• bakır matara kumbara : görsel
  • iş bankası'nın seksenli yıllarda çocuklar için çıkarmış olduğu ücretsiz dergi.
  • cocuklugumda basak cocuk ve dogan kardes ile birlikte yer etmis olan dergi. gel gor ki 80lerin sonlarinda türkiye'yi etkisi altina alan enflasyon dergiyi de derinden yaraladi - artik kumbara devri coktan gecmisti, kumbaraya atilan kagit paralar kumbaradan ciktiginda tedavülden kalkmis oluyordu.

    en nihayetinde yukselen degerlere uygun olarak ismini tahvil olarak degistirmeyi gururuna yediremeyen dergi kapandi, benim de zaten yasim ilerlemisti, "vaktidir" deyip blue jean almaya basladim. (bkz: hey gidi gunler)
  • çocuktum.
    ilk kumbaram emlak bankasının bir kumbarasıydı.
    ilkokulda bayram harçlıklarımla, iki dönem karne paramla ve biriktirdiğim harçlıklarımla yazın bana bisiklet alacak paranın büyük kısmını toplamıştım.
    babam da destek vermişti bisikleti almıştık.
    yıllar geçtikçe kumbara alışkanlığını bırakmaya çalıştım.
    kah bozukluklar, kah kağıt paralar falan birer senelik periyotlarda toplayıp bir şey yapmaya çalıştım hep.
    güzel bir alışkanlık aslen.
    bir çocuğun tasarruf etmeyi öğrenmesi, kendi hayali için para biriktirebilme alışkanlığı kazanması için harika bir sistem.
    fakat son iki senedir kumbarayı zamanından önce açıp içinden üç beş para tırtıklar oldum.
    dün açtım baktım.
    bu sene 2 kere 100'er tl aldığım kumbarada şuan 45tl para kalmış.
    yani bir dürüm belki alır, belki almaz.
    daha evvel zamanlarda 300-400 topladığımda üstüme başıma bişi alabiliyordum.
    şimdi 245tl bile olsa bir şey alabilmek namümkün.
    hoş artık biriktirecek para da kalmıyor cepte.
    bir neslin ikonuydu kumbara.
    çocukluk hayaline giden yolun ilk adımıydı.
    fakat bugün eve ekmek giremeyen evlerde kumbara olsa ne yazar içine atacak bir şey olamadıktan sonra.
    iki memur maaşıyla bir kooperatife girip 3 sene taksit ödeyerek ev sahibi olunurken bugün teneşir vade krediye rağmen ev almak mümkün değil.

    üzgünüm sadece.
    bir çocukluk alışkanlığımın böyle yıpranmasına şahit olduğum için.
  • bozukluğum olsun da kumbaranın içine atayım diye, normalde harcamayacağım halde bakkala gidip tüm olan paramla bisküvi falan alıyorum. para bozuluyor da o bisküviyi normalde almayacaktım ki ben. para biriktireyim derken para harcıyorum sanırım. çok yanlış anlamışım bu kumbara olayını.
  • 2007 yılında goa basım yayınlarından çıkan eddi anter romanı.

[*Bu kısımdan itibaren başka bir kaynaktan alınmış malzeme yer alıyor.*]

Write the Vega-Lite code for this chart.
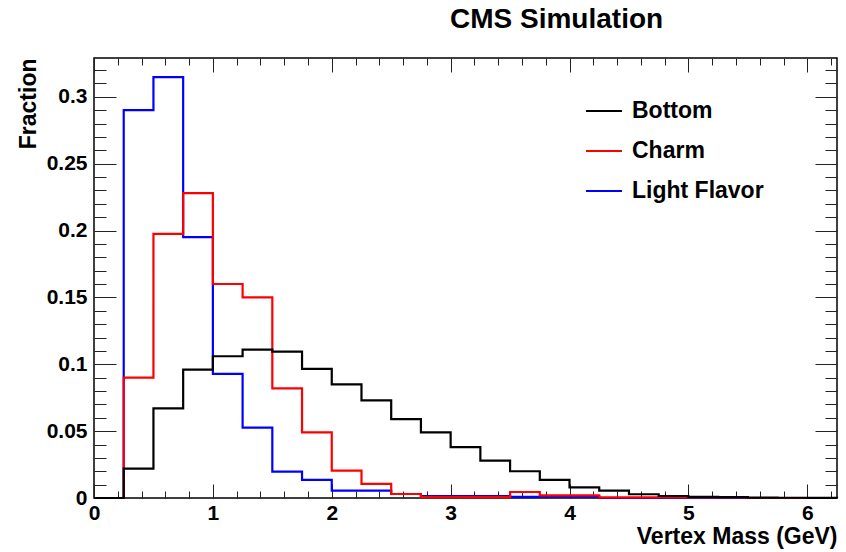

    erkeklerin dünyasından itirafların bolca yer aldığı kitabı okuması pek bi'zevkli.

    "aptal kafam, işte o anda anlamam gerekiyordu hayatı kimin kontrol ettiğini. ancak anlamamazlıktan geldim, alternatifler aradım, inkar ettim, savaştım ve sonunda herkes gibi yorgun düştüm. kabullenemedim nedense. ağır geldi, ağırıma gitti. keşke demek istemiyorum fakat demem lazım. keşke daha önce aklım başıma gelseydi ve bir an önce hayata atılsaydım. oydu, evet, tüm hayatımı aklımı, varımı, yoğumu kontrol edecek olan, bana yön verecek olandı! o da kim mi? adı mı ne?

    "vajina."
    "
    sayfa 17 ve 18den..
  • parasız kalınca paralanan ilk sey..
  • bakiredir kendisi.. varolan düzeni bozmak için (bkz: kumbaracı)
  • "dönüşüm nedir? nasıl yaşanır?" sorularının cevabı olan film. şartlar olgunlaştığında, en pamuk gibi adam bile azılı bir hayduta, magandaya dönüşebilir.
  • bir ferit karol filmi.

    eskiden çalıştığım şirkette bir ali abi vardı, böyle orhan gibiydi aynı, kandırılmaya müsait, hiçbirşeyi gerçekten bilmeyen, anlamayan, anlamadığının falan da farkında olmayan, hiçbirşeye ciddiyetle ilgi duymayan, şirkette de çok işe yaramayan ama 20 yıldır da orada çalışan filan. ama kardeşim bir gün bile aklıma gelmedi bu ali abinin filmini yapmak, manyak mısınız siz ya!